We are given this sequence:
$a_1 =1, a_{n+1} = 1 + \frac{1}{a_{n}} \forall \; n\geq 1$
Now before marking this question as "duplicate", consider that I have already referred these sources:
How to find the convergence of this sequence? $x_n=1+\frac{1}{x_{n-1}}$
Convergence of sequences and limits
Now, I am relatively new to Real Analysis and for this particular question, I don't need to determine the limit, only to prove that it is Cauchy and hence convergent.
My approach:
Observe that $a_1 =1, a_2 =2, a_3 = \frac{3}{2}, a_4= \frac{5}{3}$ and so on.
Also observe, $a_{n+1} = 1 + \frac{1}{a_n} \forall n\ge 1$
Multiplying throughout by $a_n$ we get,
$a_{n+1}a_{n} = a_{n} + 1 \; \forall n\ge 1$
Claim: $a_n \; \ge 1 \; \forall \; n\ge 1$
Proof by Induction: Base Case: $n=1:\; a_1 =1 \ge 1$ which is true.

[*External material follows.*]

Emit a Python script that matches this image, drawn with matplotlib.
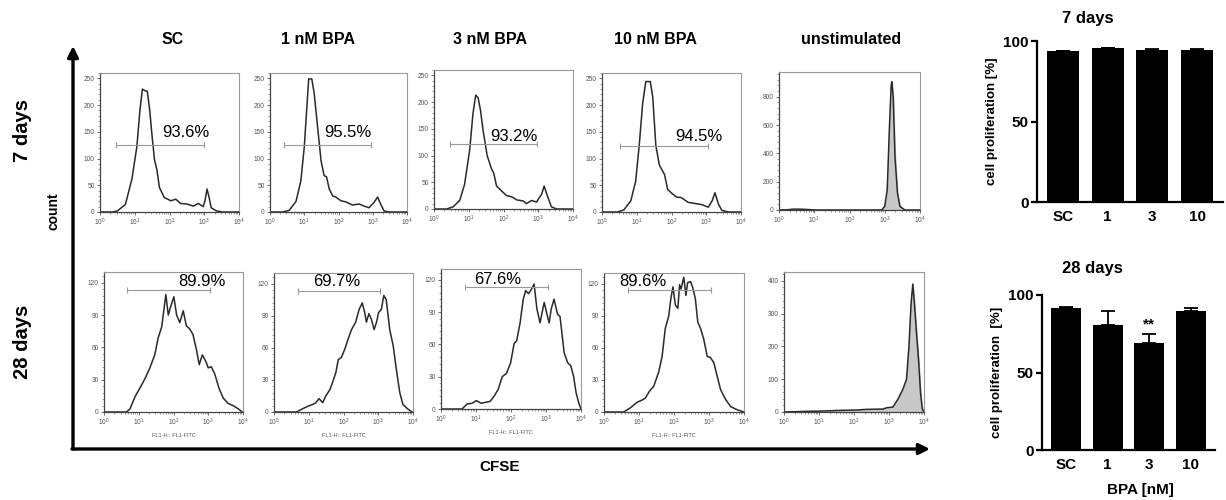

Induction Hypothesis: $a_k \ge 1 \;$ for some $k \in \mathbb{N}, k \ge 1$
Induction Step: To prove: $a_{k+1} \ge 1$ for some $k \in \mathbb{N}, k\ge 1$
Now,
$a_k \ge 1$
$\therefore 0 \le \frac{1}{a_{k}} \le 1$
$\therefore 1 \le 1 + \frac{1}{a_{k}} \le 2$
$\therefore 1 \le a_{k+1} \le 2 $
Therefore by Priniciple of Mathematical Induction,
$a_n \; \ge 1 \; \forall \; n\ge 1$
Now Consider,
$a_{n+1}a_{n} = a_{n} + 1 \ge 1+1 =2 \; \; \forall \; n\ge 1$
Changing indices, we get
$a_{n}a_{n-1} = a_{n-1} + 1 \ge 2 \; \; \forall \; n\ge 2$
Now Consider:
\begin{aligned} &\left|a_{n+1}-a_{n}\right| \\ =&\left|1+\frac{1}{a_{n}}-\left(1+\frac{1}{a_{n-1}}\right)\right| \\ =&\left|\frac{1}{a_{n}}-\frac{1}{a_{n-1}}\right| \\ =&\left|\frac{a_{n}-1-a_{n}}{a_{n} \cdot a_{n-1}}\right| \\ =&\left|\frac{a_{n}-a_{n-1}}{a_{n} \cdot a_{n-1}}\right| \end{aligned}
Since we have that $a_{n}a_{n-1} \ge 2 \; \; \forall \; n\ge 2$
We get, $\left|\frac{a_{n}-a_{n}-1}{a_{n} \cdot a_{n-1}}\right| \leqslant \frac{\left|a_{n}-a_{n-1}\right|}{2} \forall n\ge 2$
$\left|a_{n+1}-a_{n}\right| = \left|\frac{a_{n}-a_{n}-1}{a_{n} \cdot a_{n-1}}\right| \leqslant \frac{\left|a_{n}-a_{n-1}\right|}{2} \forall n\ge 2$
$\therefore$
$$\left|a_{3}-a_{2}\right| = \left|\frac{a_{2}-a_{1}}{a_{2} \cdot a_{1}}\right| \leqslant \frac{\left|a_{2}-a_{1}\right|}{2} = \frac{1}{2}$$
$\therefore$
$$\left|a_{4}-a_{3}\right| = \left|\frac{a_{3}-a_{2}}{a_{3} \cdot a_{2}}\right| \leqslant \frac{\left|a_{3}-a_{2}\right|}{2} \leqslant \frac{\left|a_{2}-a_{1}\right|}{2^2} $$
$\therefore$
$$\left|a_{5}-a_{4}\right| = \left|\frac{a_{4}-a_{3}}{a_{4} \cdot a_{3}}\right| \leqslant \frac{\left|a_{4}-a_{3}\right|}{2} \leqslant \frac{\left|a_{2}-a_{1}\right|}{2^3} $$
$\therefore$
$$\left|a_{n+1}-a_{n}\right| = \left|\frac{a_{n}-a_{n-1}}{a_{n} \cdot a_{n-1}}\right| \leqslant \frac{\left|a_{n}-a_{n-1}\right|}{2} \leqslant \frac{\left|a_{2}-a_{1}\right|}{2^{(n+1)-2}}= \frac{\left|a_{2}-a_{1}\right|}{2^{n-1}} \forall n \ge 2 $$
Hence,
for some $m \ge n$
$$\left|a_m-a_n\right| \leqslant \left|a_{m}- a_{m-1}\right| + \left|a_{m-1}-a_{m-2}\right| + ... \left|a_{n+1}-a_{n}\right| $$ $\;$ $$\leqslant \frac{\left|a_2-a_1\right|}{2^{m-2}} + \frac{\left|a_2-a_1\right|}{2^{m-3}} + ... \frac{\left|a_2-a_1\right|}{2^{n-1}}$$
$$ = \left| a_{2}-a_{1} \right| \cdot \frac{1 - {\frac{1}{2}}^{n-m}}{1 - \frac{1}{2}}$$
Setting $$n = N, m= 2N$$
We get for given $ \epsilon > 0 $
For $N> log_{2}{\frac{2-\epsilon}{\epsilon}}$
We have, $m>n \ge N$
$\left|a_m - a_n\right| < \epsilon $
Hence, this sequence is Cauchy.
Is my approach right?